Stewart also busied himself with a number of organisations. His concern at the lack of knowledge in international and empire affairs shown generally by New Zealanders led him to become involved in the New Zealand Institute of International Affairs and the Round Table; he continued to represent New Zealand at international conferences of these organisations until 1938. From 1912 to 1919 he had represented the Dunedin City Council on the Council of the University of Otago, and from 1943 to 1948 he held a position on the Senate of the University of New Zealand. However, travelling from Dunedin to Auckland to attend a meeting was 'a nightmare', and although he subsequently rejoined the Otago university council he declined the offer of the vice chancellorship. His interest in community welfare was evinced by his continued support for the Patients' and Prisoners' Aid Society and the Plunket Society.

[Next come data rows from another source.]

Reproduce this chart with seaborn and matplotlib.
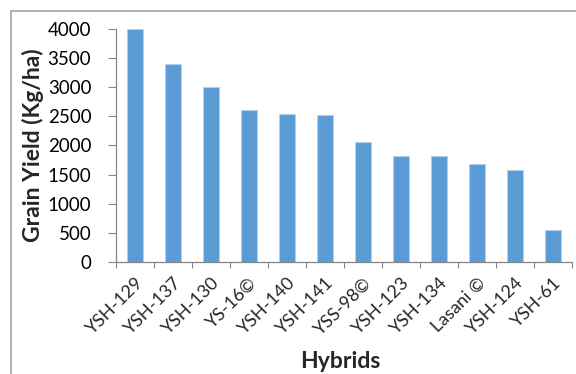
import matplotlib
matplotlib.use("Agg")
import matplotlib.pyplot as plt
import seaborn as sns
import pandas as pd
from matplotlib.patches import Rectangle

hybrids = ["YSH-129", "YSH-137", "YSH-130", "YS-16©", "YSH-140", "YSH-141",
           "YSS-98©", "YSH-123", "YSH-134", "Lasani ©", "YSH-124", "YSH-61"]
grain_yield = [4000, 3395, 2995, 2605, 2540, 2515, 2055, 1825, 1825, 1675, 1575, 545]

df = pd.DataFrame({"Hybrid": hybrids, "Yield": grain_yield})

sns.set_theme(style="white")
plt.rcParams["font.family"] = ["Lato", "DejaVu Sans"]

fig = plt.figure(figsize=(5.76, 3.74), dpi=100)
ax = fig.add_axes([116 / 576, 1 - 262 / 374, (572 - 116) / 576, (262 - 28.7) / 374])

sns.barplot(data=df, x="Hybrid", y="Yield", color="#5B9BD5", width=0.4,
            saturation=1, edgecolor="#B4CFEE", linewidth=0.8, ax=ax)

ax.set_ylim(0, 4000)
ax.set_xlim(-0.5, len(hybrids) - 0.5)
ax.set_yticks(range(0, 4001, 500))
ax.tick_params(axis="y", labelsize=13.5, labelcolor="#000000", color="#868686",
               length=5.8, width=0.8, direction="out", left=True, pad=12)

# category boundary ticks on the x axis, labels at the bar centres
ax.set_xticks([i - 0.5 for i in range(len(hybrids) + 1)], minor=False)
ax.set_xticklabels([])
ax.tick_params(axis="x", which="major", length=4.3, width=0.8, color="#868686",
               direction="out", bottom=True)
ax.set_xticks(range(len(hybrids)), minor=True)
ax.set_xticklabels(hybrids, minor=True, rotation=45, ha="right",
                   rotation_mode="anchor", fontsize=13)
ax.tick_params(axis="x", which="minor", length=0, pad=9)

for side in ["top", "right"]:
    ax.spines[side].set_visible(False)
for side in ["left", "bottom"]:
    ax.spines[side].set_color("#868686")
    ax.spines[side].set_linewidth(0.9)

ax.set_xlabel("")
ax.set_ylabel("")
fig.text(33 / 576, 1 - 145 / 374, "Grain Yield (Kg/ha)", fontsize=16.5,
         fontweight="bold", rotation=90, ha="center", va="center")
fig.text(340 / 576, 1 - 361 / 374, "Hybrids", fontsize=16.5, fontweight="bold",
         ha="center", va="center")

fig.patches.append(Rectangle((11 / 576, -0.1), 1.2, 1 - 11 / 374 + 0.1,
                             transform=fig.transFigure, fill=False,
                             edgecolor="#A6A6A6", linewidth=1.2))

fig.savefig("out.png", dpi=100)
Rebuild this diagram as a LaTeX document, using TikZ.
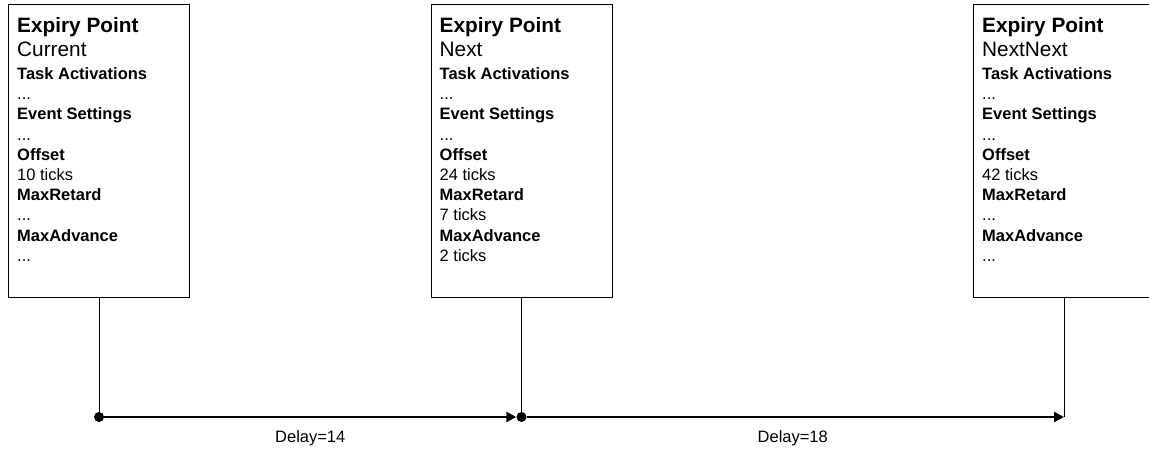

Despite his legal training Stewart had no great love of the business world and he took only a cursory interest in politics after 1935. He held directorships in several prominent firms such as the Westport Coal Company and the National Insurance Company of New Zealand. The founders of the New Zealand National Party were eager to obtain his support but he was extremely reluctant to join; he questioned their motives. Although a long-term advocate of the merger of the Liberal and Reform parties, he had never advocated their fusion solely to fight socialism, which he considered the philosophy of the future. He also felt that, as a representative of the old order, he had no place in the new party. He was eventually persuaded to join, but played no active role.

His health deteriorated and a stroke in 1947 left him partially paralysed. He subsequently taught himself to write with his left hand. William Downie Stewart died at his home on 29 September 1949. He had never married, and was supported and cared for throughout his career by his sister, Mary Downie Stewart. He was buried from Knox Church, where he had been an elder, and his remains were interred in the family grave in Dunedin's Southern cemetery.